Yes and look how much we are saving? 17%.  So reducing costs which allowed us to save more, enabled us to build wealth much more effectively than increasing returns.

This is a good example of that first Prosperity Principle we spoke of last meeting.  We called it THINK and reminded you that prosperity thinking is often opposite of what most people do in the economic world.  Here most people think chasing high returns is the way to wealth.  Now you know that reducing costs is the way.  And you are clear that  its not lifestyle costs we are wanting to reduce, but taxes and debt costs.  Reducing taxes and debt costs which enables us to increase savings will build wealth more effectively.

Next question for you:  Do you remember the third Prosperity Principle of MEASURE as it is related to opportunity costs?

Ahh, NO

 That’s not surprising, again, its because most people (including the media and most financial advisors) never take opportunity costs into consideration when making economic decisions.  Lets take a look at how people buy cars.  We’ll pull up this Automobile Calculator that shows the true cost of paying cash.  What do you think of the statement that you finance everything you buy?

I’m not sure I understand it.

I didn’t used to either.  So let’s figure out if it’s true.  If you finance everything you buy, then you either pay someone else interest or you give up interest you could have earned.

A good friend of mine says you pay up or you pass up.   Let’s take a look

AUTOMOBILE PURCHASES…THE TRUE COST OF PAYING CASH.

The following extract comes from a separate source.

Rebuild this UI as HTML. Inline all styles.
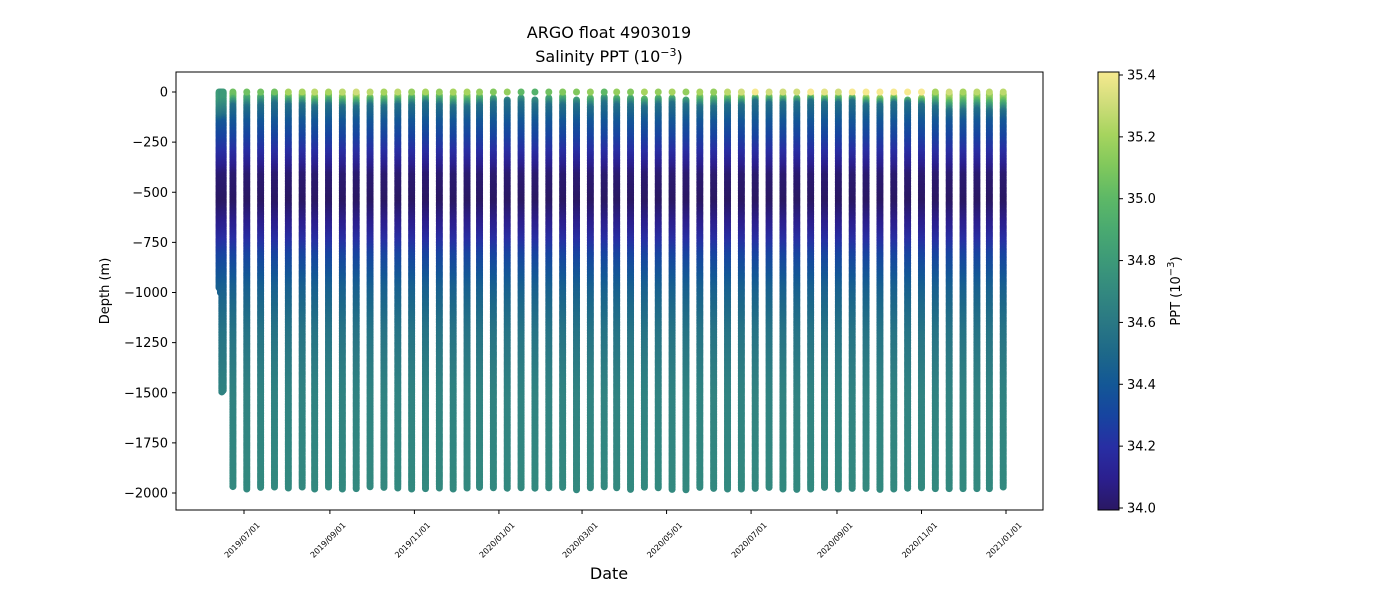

I’m going to say you had an account with $200,000 in it that you designated your “car buying account” and it was earning a net 5%.  We’ll look at a 20 year time frame and say you bought a car every 4 years for $30,000.  No increases or sales tax yet, we’ll keep it simple.  Over on the right, your account of $200,000 would have grown to $530,000 if you hadn’t bought any cars.  And we know that 5 cars at $30,000 each would be $150,000.  Yet you can see on the right the account is not $530,000, its $250,910.  That is a $279,750 difference.  Why did $150,000 worth of cars cost you $279,750?

I’m not sure

Ok, lets work through it.  Going back to the statement “you pay up or you pass up interest”  in this case, didn’t you pass up interest, the 5% that the account was earning, on the $150,000 you took out of it to buy the cars.  Over that 20 year period of time, that $150,000 could have turned into $279,000.  That is opportunity cost.  We must measure it so we know what we are dealing with and then we can do something about it.

NEXT

Q. So now, tell me what is your least favorite money spot right now? Your 401k,  your mortgage, your life insurance, your stock account, anything?  Lets take a look at what is really going on there.   What is working about that investment? What is not working about that investment?

OR
Q. So now, tell me, is there an economic decision you are getting ready to make?  Let’s take it through a calculator so you have the whole truth about the matter.